Waterfall can work great when: 1/ the focus is long-term both in terms of knowing that she company can take a few years to get the thing live but also that it will be around for many more years, 2/ the people writing the spec and the code are largely the same people.
Agile was really pushing to make sure companies could get software live before they died (number 1) and to remedy the anti-pattern that appeared with number 2 where non-technical business people would write the (half-assed) spec and then technical people would be expected do the monkey work of implementing it.
I spent my career building software for executives that wanted to know exactly what they were going to get and when because they have budgets and deadlines i.e. the real world.

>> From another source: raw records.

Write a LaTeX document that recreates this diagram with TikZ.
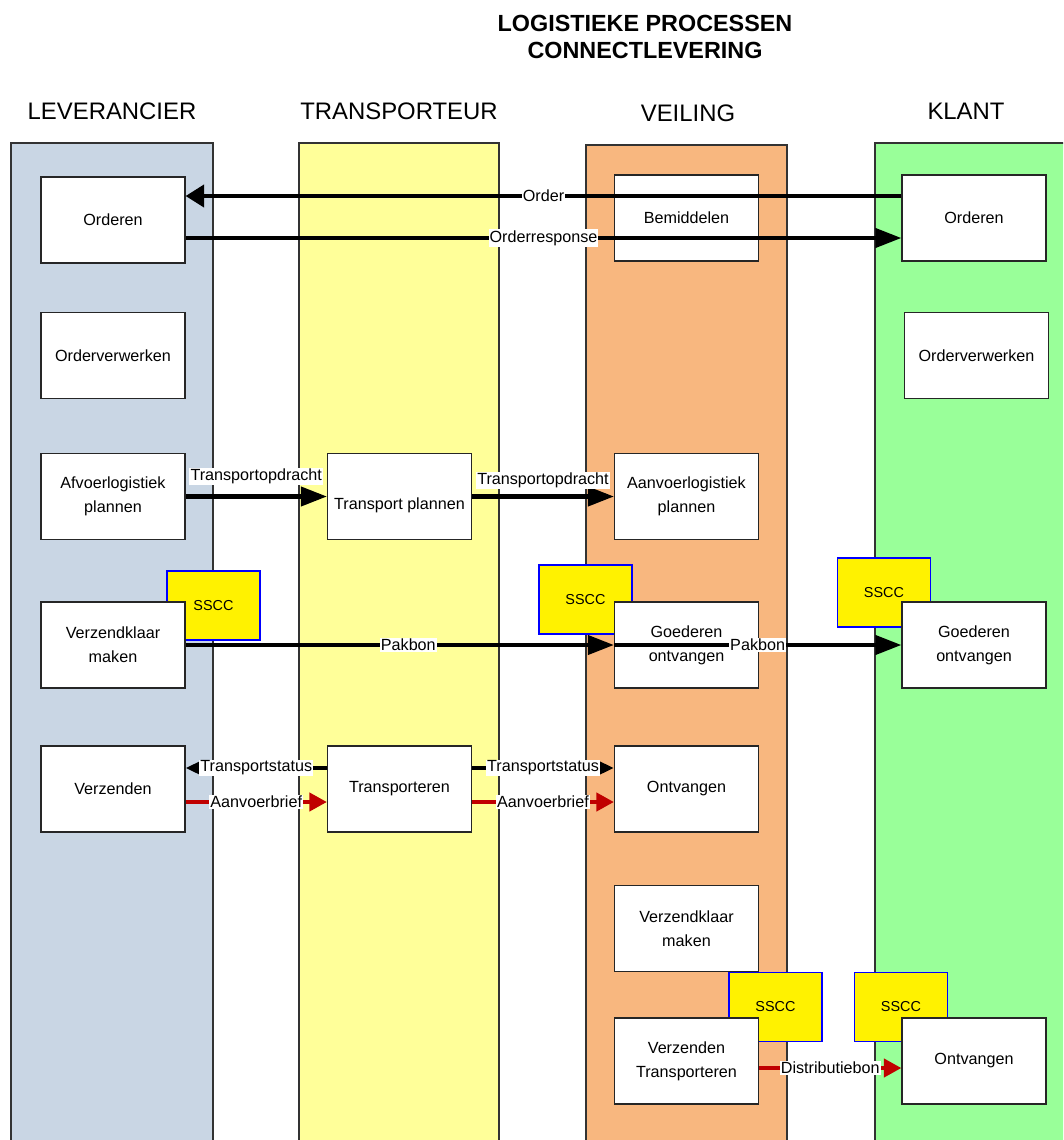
\documentclass[tikz,border=0pt]{standalone}
\usepackage{fontspec}
\setmainfont{Liberation Sans}
\usetikzlibrary{arrows.meta,calc}
\definecolor{levblue}{RGB}{201,214,228}
\definecolor{transyellow}{RGB}{255,255,153}
\definecolor{veilorange}{RGB}{248,183,127}
\definecolor{klantgreen}{RGB}{153,255,153}
\definecolor{msgred}{RGB}{192,0,0}
\newcommand\procfont{\fontsize{9.2}{13.6}\selectfont}
\begin{document}
\begin{tikzpicture}[x=0.02cm,y=-0.02cm,
    lane/.style={draw=black!80,line width=0.6pt},
    proc/.style={draw=black!85,fill=white,line width=0.7pt,minimum width=2.88cm,
        minimum height=1.72cm,align=center,font=\procfont,inner sep=1pt},
    sscc/.style={draw=blue,fill=yellow,line width=0.6pt,minimum width=1.86cm,
        minimum height=1.38cm,font=\fontsize{8.2}{10}\selectfont},
    msg/.style={line width=2.3pt},
    bigarrow/.style={msg,-{Triangle[length=0.52cm,width=0.38cm]}},
    smallarrow/.style={msg,-{Triangle[length=0.3cm,width=0.26cm]}},
    redarrow/.style={msg,msgred,-{Triangle[length=0.35cm,width=0.36cm]}},
    lbl/.style={fill=white,text=black,inner sep=0.6pt,font=\fontsize{9.2}{11}\selectfont}]
    \useasboundingbox (0,0) rectangle (1063,1140);
    \clip (0,0) rectangle (1063,1140);
    % titles
    \node[align=center,font=\fontsize{13.3}{15.3}\bfseries] (title) at (645,37)
        {LOGISTIEKE PROCESSEN\\CONNECTLEVERING};
    \node[font=\fontsize{13.6}{16}\selectfont] (tlev) at (112,111) {LEVERANCIER};
    \node[font=\fontsize{13.6}{16}\selectfont] (ttra) at (399,111) {TRANSPORTEUR};
    \node[font=\fontsize{13.6}{16}\selectfont] (tvei) at (688,113) {VEILING};
    \node[font=\fontsize{13.6}{16}\selectfont] (tkla) at (966,111) {KLANT};
    % swimlanes
    \draw[lane,fill=levblue]     (11,143) rectangle (213,1150);
    \draw[lane,fill=transyellow] (299,143) rectangle (499,1150);
    \draw[lane,fill=veilorange]  (586,145) rectangle (787,1150);
    \draw[lane,fill=klantgreen]  (875,143) rectangle (1075,1150);
    % sscc labels
    \node[sscc] (sscca) at (213.5,605.5) {SSCC};
    \node[sscc] (ssccb) at (585.5,599.5) {SSCC};
    \node[sscc] (ssccc) at (884,592.5) {SSCC};
    \node[sscc] (ssccd) at (775.5,1007) {SSCC};
    \node[sscc] (sscce) at (901,1007) {SSCC};
    % leverancier
    \node[proc] (lorder)  at (113,220)   {Orderen};
    \node[proc] (lverw)   at (113,355.5) {Orderverwerken};
    \node[proc] (lafvoer) at (113,496.5) {Afvoerlogistiek\\plannen};
    \node[proc] (lklaar)  at (113,645)   {Verzendklaar\\maken};
    \node[proc] (lverz)   at (113,789)   {Verzenden};
    % transporteur
    \node[proc,label={[font=\procfont,yshift=-0.17cm]center:Transport plannen}] (tplan) at (399.5,496.5) {};
    \node[proc] (ttrans)  at (399.5,789) {Transporteren};
    % veiling
    \node[proc] (vbemid)  at (686.5,218)   {Bemiddelen};
    \node[proc] (vaanv)   at (686.5,496.5) {Aanvoerlogistiek\\plannen};
    \node[proc] (vgoed)   at (686.5,645)   {Goederen\\ontvangen};
    \node[proc] (vontv)   at (686.5,789)   {Ontvangen};
    \node[proc] (vklaar)  at (686.5,928.5) {Verzendklaar\\maken};
    \node[proc] (vverz)   at (686.5,1061)  {Verzenden\\Transporteren};
    % klant
    \node[proc] (korder)  at (974,218)     {Orderen};
    \node[proc] (kverw)   at (976.5,355.5) {Orderverwerken};
    \node[proc] (kgoed)   at (974,645)     {Goederen\\ontvangen};
    \node[proc] (kontv)   at (974,1061)    {Ontvangen};
    % messages
    \draw[msg,-{Triangle[length=0.37cm,width=0.44cm]}] ($(korder.west)+(0,-22)$) coordinate (ord)
        -- node[lbl] {Order} (ord -| lorder.east);
    \draw[bigarrow] ($(lorder.east)+(0,18)$) coordinate (ordr)
        -- node[lbl] {Orderresponse} (ordr -| korder.west);
    \draw[bigarrow] (lafvoer.east) -- node[lbl,above=0.19cm] {Transportopdracht} (tplan.west);
    \draw[bigarrow] (tplan.east) -- node[lbl,above=0.11cm] {Transportopdracht} (vaanv.west);
    \draw[bigarrow] (lklaar.east) -- node[lbl,pos=0.52] {Pakbon} (vgoed.west);
    \draw[bigarrow] (vgoed.west) -- node[lbl] {Pakbon} (kgoed.west);
    \draw[smallarrow] ($(ttrans.west)+(0,-21)$) coordinate (sta)
        -- node[lbl] {Transportstatus} (sta -| lverz.east);
    \draw[smallarrow] ($(ttrans.east)+(0,-21)$) coordinate (stb)
        -- node[lbl] {Transportstatus} (stb -| vontv.west);
    \draw[redarrow] ($(lverz.east)+(0,13)$) coordinate (aba)
        -- node[lbl] {Aanvoerbrief} (aba -| ttrans.west);
    \draw[redarrow] ($(ttrans.east)+(0,13)$) coordinate (abb)
        -- node[lbl] {Aanvoerbrief} (abb -| vontv.west);
    \draw[redarrow] ($(vverz.east)+(0,7)$) coordinate (dist)
        -- node[lbl] {Distributiebon} (dist -| kontv.west);
\end{tikzpicture}
\end{document}
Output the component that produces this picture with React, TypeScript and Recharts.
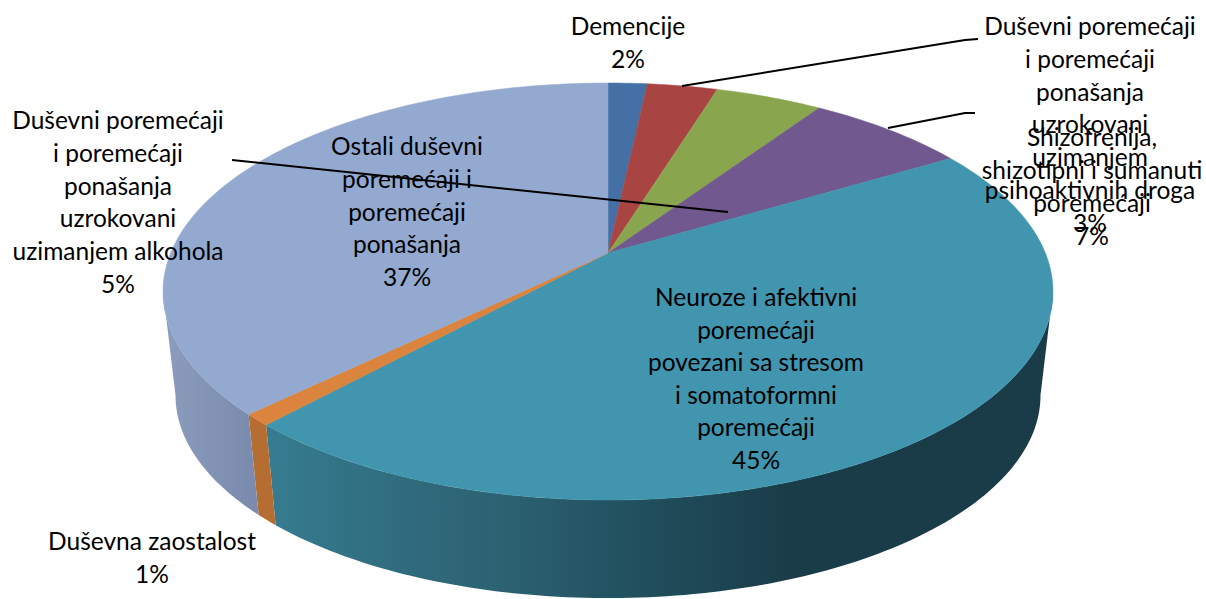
import { PieChart, Pie } from "recharts";

const categories = [
  "Demencije",
  "Duševni poremećaji i poremećaji ponašanja uzrokovani uzimanjem psihoaktivnih droga",
  "Duševni poremećaji i poremećaji ponašanja uzrokovani uzimanjem alkohola",
  "Shizofrenija, shizotipni i sumanuti poremećaji",
  "Neuroze i afektivni poremećaji povezani sa stresom i somatoformni poremećaji",
  "Duševna zaostalost",
  "Ostali duševni poremećaji i poremećaji ponašanja",
];
const values = [1.7, 3.05, 4.65, 7.0, 45.4, 0.9, 37.3];
const colors = ["#4470a5", "#a84542", "#89a54e", "#71588f", "#4195ae", "#db843d", "#93a9cf"];

// how each label is wrapped, as in the picture
const labelLines = [
  ["Demencije"],
  ["Duševni poremećaji", "i poremećaji", "ponašanja", "uzrokovani", "uzimanjem", "psihoaktivnih droga"],
  ["Duševni poremećaji", "i poremećaji", "ponašanja", "uzrokovani", "uzimanjem alkohola"],
  ["Shizofrenija,", "shizotipni i sumanuti", "poremećaji"],
  ["Neuroze i afektivni", "poremećaji", "povezani sa stresom", "i somatoformni", "poremećaji"],
  ["Duševna zaostalost"],
  ["Ostali duševni", "poremećaji i", "poremećaji", "ponašanja"],
];

const data = categories.map((name, i) => ({ name, value: values[i], fill: colors[i] }));

const WIDTH = 1206;
const HEIGHT = 599;
const CX = 608;
const CY = 253;
const FONT = "Lato, sans-serif";
const FONT_SIZE = 24.5;

// perspective of the tilted disc
const K = 0.1847;
const A = 437.3;
const B = 201.4;
const WALL_SCALE = 0.972;
const WALL_DROP = 105;
const FRONT_FROM = 100.6;
const FRONT_TO = 259.4;

const labelPos = [
  { x: 628, y: 27, step: 33 },
  { x: 1090, y: 27, step: 32.8 },
  { x: 118, y: 121, step: 32.8 },
  { x: 1092, y: 138, step: 33 },
  { x: 756, y: 298, step: 32.6 },
  { x: 152, y: 542, step: 33 },
  { x: 407, y: 147, step: 32.8 },
];

const leaderLines: Record<number, string> = {
  1: "682,86 965,40 978,39",
  2: "728,212 232,160",
  3: "888,128 965,113 975,113",
};

const wallStops: Record<number, [number, string][]> = {
  4: [[267, "#367c90"], [400, "#306c7e"], [500, "#2c6272"], [640, "#214f5e"], [790, "#1a3c48"]],
  5: [[247, "#b66d32"], [275, "#b66d32"]],
  6: [[165, "#8b9cbd"], [250, "#7a8bad"]],
};

// clockwise degrees from the top -> point on the pie's top face
const project = (deg: number) => {
  const t = (deg * Math.PI) / 180;
  const u = Math.sin(t);
  const v = -Math.cos(t);
  const w = 1 - K * v;
  return { x: (A * u) / w, y: (B * v) / w };
};

const arcPoints = (from: number, to: number) => {
  const pts = [];
  const n = Math.max(2, Math.ceil(to - from));
  for (let i = 0; i <= n; i++) pts.push(project(from + ((to - from) * i) / n));
  return pts;
};

const Slice3D = (props: any) => {
  const { cx, cy, startAngle, endAngle, fill, index } = props;
  const from = 90 - startAngle;
  const to = 90 - endAngle;
  const top = arcPoints(from, to);
  const topPath =
    `M${cx},${cy} ` + top.map((p) => `L${cx + p.x},${cy + p.y}`).join(" ") + " Z";

  const wallFrom = Math.max(from, FRONT_FROM);
  const wallTo = Math.min(to, FRONT_TO);
  let wall = null;
  if (wallTo > wallFrom && wallStops[index]) {
    const edge = arcPoints(wallFrom, wallTo);
    const upper = edge.map((p) => `${cx + p.x},${cy + p.y}`);
    const lower = edge
      .map((p) => `${cx + p.x * WALL_SCALE},${cy + p.y * WALL_SCALE + WALL_DROP}`)
      .reverse();
    const stops = wallStops[index];
    wall = (
      <>
        <defs>
          <linearGradient
            id={`wall-${index}`}
            gradientUnits="userSpaceOnUse"
            x1={stops[0][0]}
            x2={stops[stops.length - 1][0]}
            y1={0}
            y2={0}
          >
            {stops.map(([x, c]) => (
              <stop
                key={x}
                offset={(x - stops[0][0]) / (stops[stops.length - 1][0] - stops[0][0])}
                stopColor={c}
              />
            ))}
          </linearGradient>
        </defs>
        <polygon points={[...upper, ...lower].join(" ")} fill={`url(#wall-${index})`} />
      </>
    );
  }

  return (
    <g>
      {wall}
      <path d={topPath} fill={fill} stroke={fill} strokeWidth={0.5} />
    </g>
  );
};

const renderLabel = (props: any) => {
  const { index, percent } = props;
  const pos = labelPos[index];
  const lines = [...labelLines[index], `${Math.round(percent * 100)}%`];
  return (
    <text
      key={index}
      textAnchor="middle"
      fontFamily={FONT}
      fontSize={FONT_SIZE}
      fill="#000"
    >
      {lines.map((line, i) => (
        <tspan key={i} x={pos.x} y={pos.y + 8 + i * pos.step}>
          {line}
        </tspan>
      ))}
    </text>
  );
};

const renderLine = (props: any) => {
  const pts = leaderLines[props.index];
  if (!pts) return <g key={props.index} />;
  return <polyline key={props.index} points={pts} fill="none" stroke="#000" strokeWidth={2} />;
};

export default function App() {
  return (
    <div style={{ position: "fixed", left: 0, top: 0, width: WIDTH, height: HEIGHT, background: "#fff" }}>
      <PieChart width={WIDTH} height={HEIGHT} margin={{ top: 0, right: 0, bottom: 0, left: 0 }}>
        <Pie
          data={data}
          dataKey="value"
          nameKey="name"
          cx={CX}
          cy={CY}
          outerRadius={200}
          startAngle={90}
          endAngle={-270}
          stroke="none"
          shape={Slice3D}
          label={renderLabel}
          labelLine={renderLine}
          isAnimationActive={false}
        />
      </PieChart>
    </div>
  );
}
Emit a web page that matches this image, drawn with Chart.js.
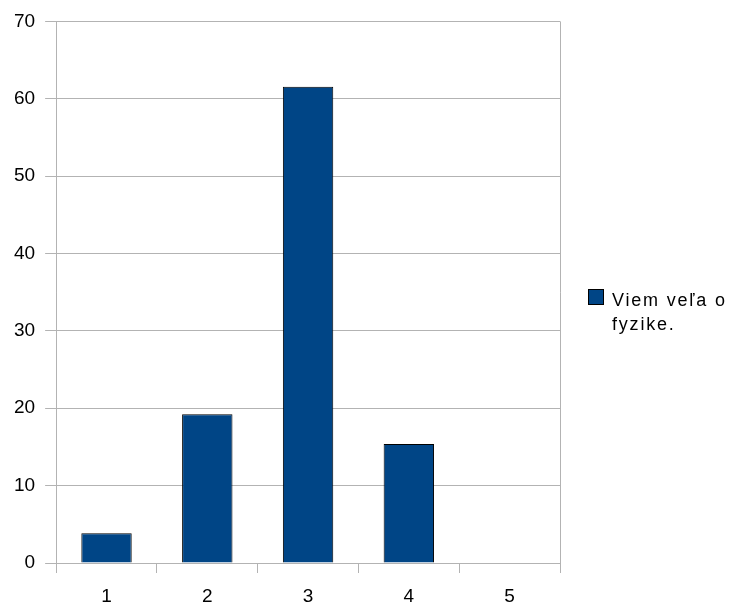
<!DOCTYPE html>
<html>
<head>
<meta charset="utf-8">
<script src="https://cdn.jsdelivr.net/npm/chart.js@4/dist/chart.umd.min.js"></script>
<style>
  html, body { margin: 0; padding: 0; background: #fff; }
  #wrap { width: 733px; height: 606px; }
</style>
</head>
<body>
<div id="wrap"><canvas id="c"></canvas></div>
<script>
const categories = ['1', '2', '3', '4', '5'];
const values = [3.85, 19.23, 61.54, 15.38, 0];
const seriesLabel = ['Viem veľa o', 'fyzike.'];
const yTicks = { min: 0, max: 70, step: 10 };

const gridGray = '#b3b3b3';
const barBlue = '#004586';

// legend drawn by hand so the label can wrap like the original
const sideLegend = {
  id: 'sideLegend',
  afterDraw(chart) {
    const ctx = chart.ctx;
    const ds = chart.data.datasets[0];
    const x = chart.chartArea.right + 28;
    const y = 289;
    ctx.save();
    ctx.fillStyle = ds.backgroundColor;
    ctx.strokeStyle = '#000';
    ctx.lineWidth = 1;
    ctx.fillRect(x, y, 16, 16);
    ctx.strokeRect(x + 0.5, y + 0.5, 15, 15);
    ctx.fillStyle = '#000';
    ctx.font = '18px "Liberation Sans", Arial, sans-serif';
    ctx.textBaseline = 'alphabetic';
    if ('letterSpacing' in ctx) ctx.letterSpacing = '1.8px';
    seriesLabel.forEach((line, i) => {
      ctx.fillText(line, x + 24, y + 17 + i * 24);
    });
    ctx.restore();
  }
};

new Chart(document.getElementById('c'), {
  type: 'bar',
  data: {
    labels: categories,
    datasets: [{
      label: seriesLabel.join(' '),
      data: values,
      backgroundColor: barBlue,
      borderColor: '#000',
      borderWidth: 1,
      categoryPercentage: 0.5,
      barPercentage: 1.0,
    }],
  },
  options: {
    responsive: true,
    maintainAspectRatio: false,
    animation: false,
    layout: { padding: { left: 4, right: 173, top: 20, bottom: -14 } },
    plugins: {
      legend: { display: false },
      tooltip: { enabled: false },
    },
    scales: {
      x: {
        offset: true,
        grid: {
          offset: true,
          color: (c) => (c.type !== 'tick' || c.index === 0) ? gridGray : 'rgba(0,0,0,0)',
          tickColor: gridGray,
          tickLength: 10,
        },
        border: { color: gridGray },
        ticks: {
          color: '#000',
          padding: 14,
          font: { family: '"Liberation Sans", Arial, sans-serif', size: 19, lineHeight: 1 },
        },
      },
      y: {
        min: yTicks.min,
        max: yTicks.max,
        grid: { color: gridGray, tickLength: 11 },
        border: { color: gridGray },
        ticks: {
          stepSize: yTicks.step,
          color: '#000',
          padding: 10,
          font: { family: '"Liberation Sans", Arial, sans-serif', size: 19 },
        },
      },
    },
  },
  plugins: [sideLegend],
});
</script>
</body>
</html>
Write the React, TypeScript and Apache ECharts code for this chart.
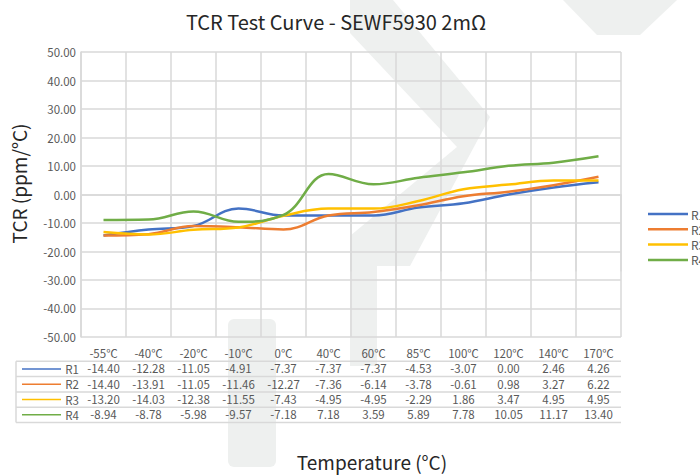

Mostly I’ve seen agile as, let’s do the same thing 3x we could have done once if we spent time on specs. The key phrase here is “requirements analysis” and if you’re not good at it either your software sucks or you’re going to iterate needlessly and waste massive time including on bad architecture. You don’t iterate the foundation of a house.
I see scenarios where Agile makes sense (scoped, in house software, skunk works) but just like cloud, jwts, and several other things making it default is often a huge waste of $ for problems you/most don’t have.
Talk to the stakeholders. Write the specs. Analyze. Then build. “Waterfall” became like a dirty word. Just because megacorps flubbed it doesn’t mean you switch to flying blind.
No.
Agile core is the feedback loop. I can't believe people still don't get it. Feedback from reality is always faster than guessing on the air.
Waterfall is never great. The only time when you need something else than Agile is when lives are at stake, you need there formal specifications and rigorous testing.
SDD allows better output than traditional programming. It is similar to waterfall in the sense that the model helps you to write design docs in hours instead of days and take more into account as a result. But the feedback loop is there and it is still the key part in the process.